Par conséquent, des permis seront délivrés afin que 40 000 résidents de Gaza puissent aller travailler dans des villes israéliennes. Les demandeurs s’inscriront auprès des autorités du Hamas qui les sélectionneront (alors qu’on a accusé ces mêmes autorités de favoriser leurs propres partisans) et, à l’instar de la Cisjordanie, la bande de Gaza sera transformée en un « pool de l’emploi » au service d’Israël.

Nakhalah a également révélé que les forces de sécurité de l’Autorité palestinienne (AP) ont joué un rôle majeur en aidant leurs homologues israéliennes à recapturer deux des prisonniers évadés de la prison de Gilboa en septembre dernier, après qu’ils étaient allés se cacher à Jénine.
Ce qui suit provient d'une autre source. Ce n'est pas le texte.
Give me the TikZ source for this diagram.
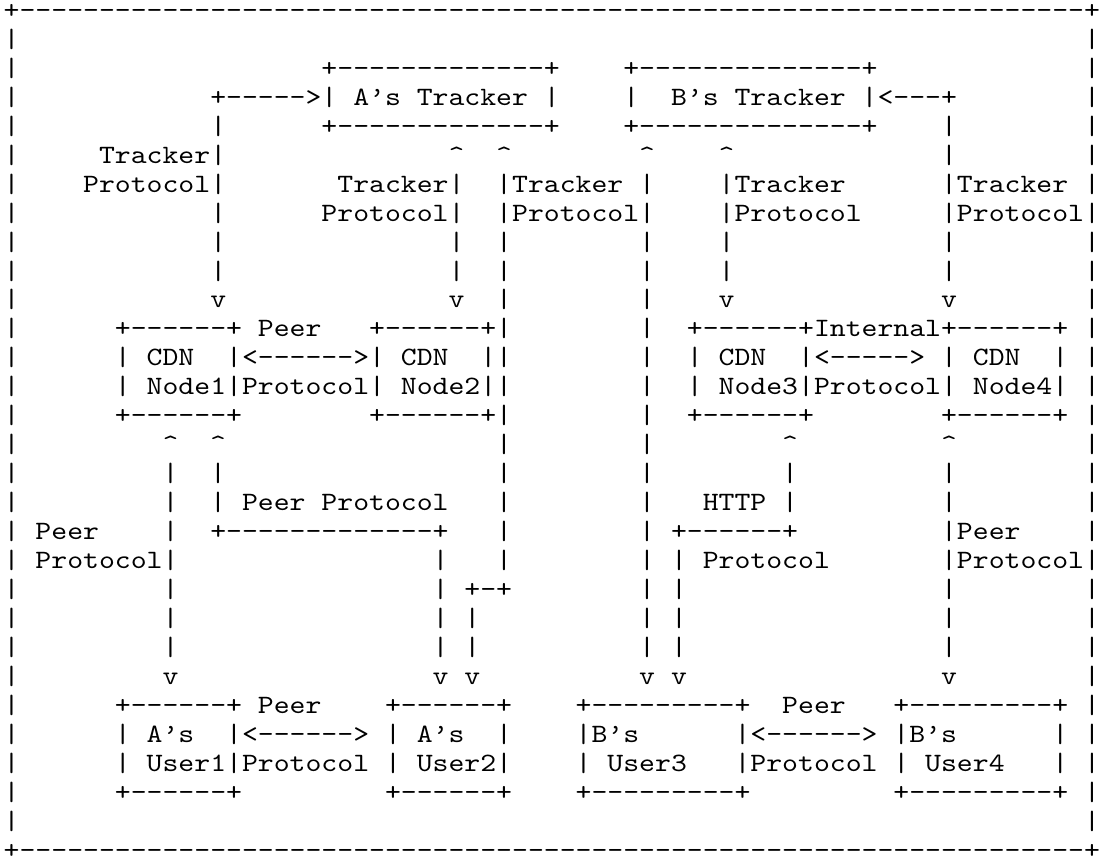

Quand le chef de la sécurité intérieure d’Israël avait rencontré le président de l’AP Mahmoud Abbas un peu plus tôt en ce mois de novembre, il avait exigé qu’il exerce une répression sévère contre Jénine et qu’il « nettoie » la ville de tous ses éléments de résistance… « sinon ».

Ces points devraient être liés à la rapide évolution des démarches vers la normalisation des liens militaires et économiques entre Israël et plusieurs pays arabes, en particulier la Jordanie (de l’eau en échange d’électricité), le Maroc (pacte de coopération sur le plan de la défense) et les EAU. On peut manifestement en conclure que le scénario actuellement adopté consiste à essayer d’étouffer la résistance palestinienne via une « paix économique » s’appuyant sur l’injection de milliards de pétrodollars arabes, surtout en provenance des Émirats.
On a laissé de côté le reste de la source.